E não é por falta de normas que o Brasil ainda não adotou a previsão do jurista francês GEORGES SCELLE, quando afirmou que ``ontem era a lei do patrão (contrato individual), hoje é a lei do Estado (lei trabalhista imperativa e de ordem pública) e amanhã será a lei das partes (convenções e acordos coletivos de trabalho)".
De fato, o Brasil ratificou a Convenção 98 de 1949 da (Organização Internacional do Trabalho) que prevê em seu artigo 4º o fomento da negociação coletiva. Aprovou e está em processo de ratificação a Convenção 154 de 1981 da OIT, específica sobre negociação coletiva sobretudo ao nível da empresa. Ratificou a Convenção 135 da OIT que prevê garantias para os representantes dos trabalhadores nas empresas.
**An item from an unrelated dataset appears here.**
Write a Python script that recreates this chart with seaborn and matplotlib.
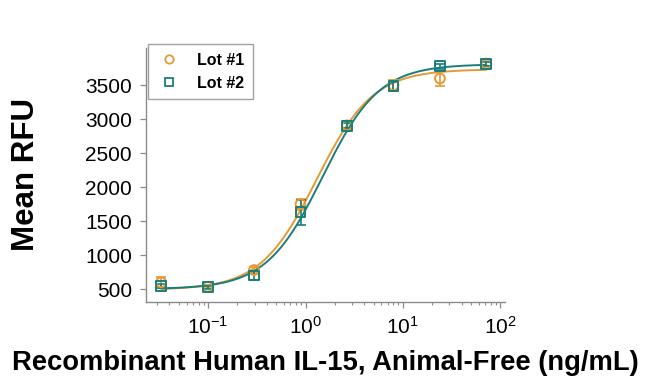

A Constituição Federal de 1988 prevê em seu artigo 114, parágrafos 1º e 2º o incentivo da negociação coletiva antes do ajuizamento do dissídio coletivo. O governo federal, através do decreto 908, de 31 de agosto de 1993, fixa normas para a negociação coletiva de suas entidades paraestatais.
Finalmente, o TST, através da instrução normativa nº 4, de 8 de junho de 1993, exige como pressuposto do ajuizamento de dissídio coletivo a prova da tentativa da negociação coletiva frustrada.
Mas essas normas são programáticas e não resolvem o cerne da questão, que é o nosso modelo ainda corporativista de direito coletivo do trabalho.
Portanto, para se alcançar um modelo moderno de negociação coletiva, com a finalidade de ``multiplicar espaços de negociação de conflitos, onde interesses divergentes possam ser representados e soluções negociadas sejam buscadas", conforme consta do programa eleitoral e de governo do candidato vitorioso à Presidência da República, mister se faz reformar urgentemente a Constituição Federal de 1988 naquilo que ela mantém de arcaico em matéria de direito coletivo do trabalho.